As I stood there, waiting with my fellow camp counselors, who all seemed bigger, taller, and far more grown up than myself, I felt both nervous and excited at the same time. I couldn't wait for the big Greyhound buses to pull up and for the campers to arrive. I wondered if they would like me, and I hoped that they would look up to me, the same way I emulated and adored all my counselors when I was a kid.

At first, I was extremely nervous to be a counselor, and I let my co-counselors do most of the work, taking on many of the responsibilities associated with being a counselor. But after the first day or so I got to know the kids better. I warmed up to the idea of being in charge. Once I took hold of my new responsibilities and my new found independence, I realized that this job would not be as difficult as I previously imagined. I found that looking after children was not as stressful or complicated as I had thought. I learned to deal with the issues presented to me by my campers, how to handle problems, and what to do in case of an emergency. I learned that confronting my fears was one of the best things I could do; it was a great way to learn new skills, grow, and develop to my full potential.

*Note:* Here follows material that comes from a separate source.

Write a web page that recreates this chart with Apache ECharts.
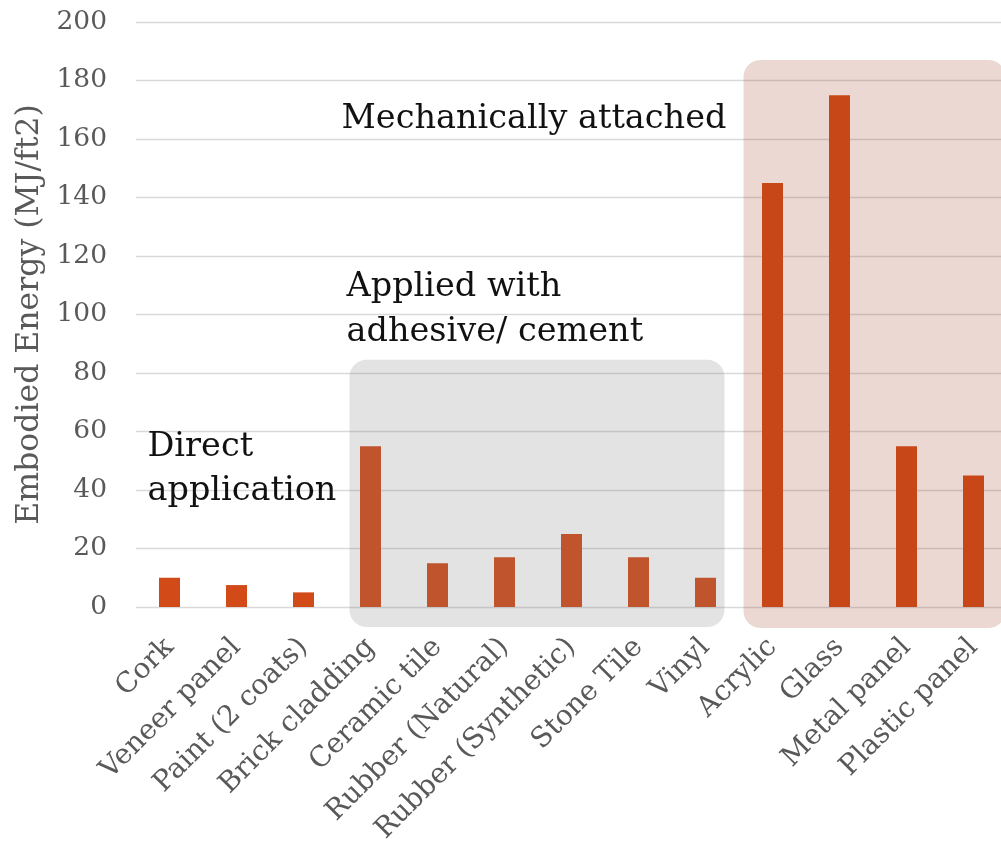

By the end of the summer, being responsible and looking after fourteen nine-year-old girls became second nature to me. I found that by letting down my guard, it became easier to do my job properly. As well, I acknowledged the fact that by just being myself the girls would respect me for who I am. Even at times when I wasn't 100 percent sure what to do, I realized that I had to keep calm and do what I thought seemed best and appropriate. By doing this, I sent the message to others that I was in charge, that I was responsible, and that I knew what I was doing.

It wasn't until I came home from camp that I realized how amazing this experience was for me. It wasn't until I left my camp surroundings and situations that I actually realized how much this summer had changed me. I now feel and act more my own age. Others always comment on how much I have changed. Although I did not grow physically, I feel as though I have experienced great personal growth. Since being a counselor, my taste in music, novels, TV, and food has changed for the better.

As I sit here reflecting on what last summer meant to me including all the great experiences I am fortunate to have had, I can greatly appreciate what I have learned from being a counselor and the many transformations I have gone through. When I left for camp, I was a young immature child hoping to have some fun. I never imagined that I would come back a more independent and responsible young adult.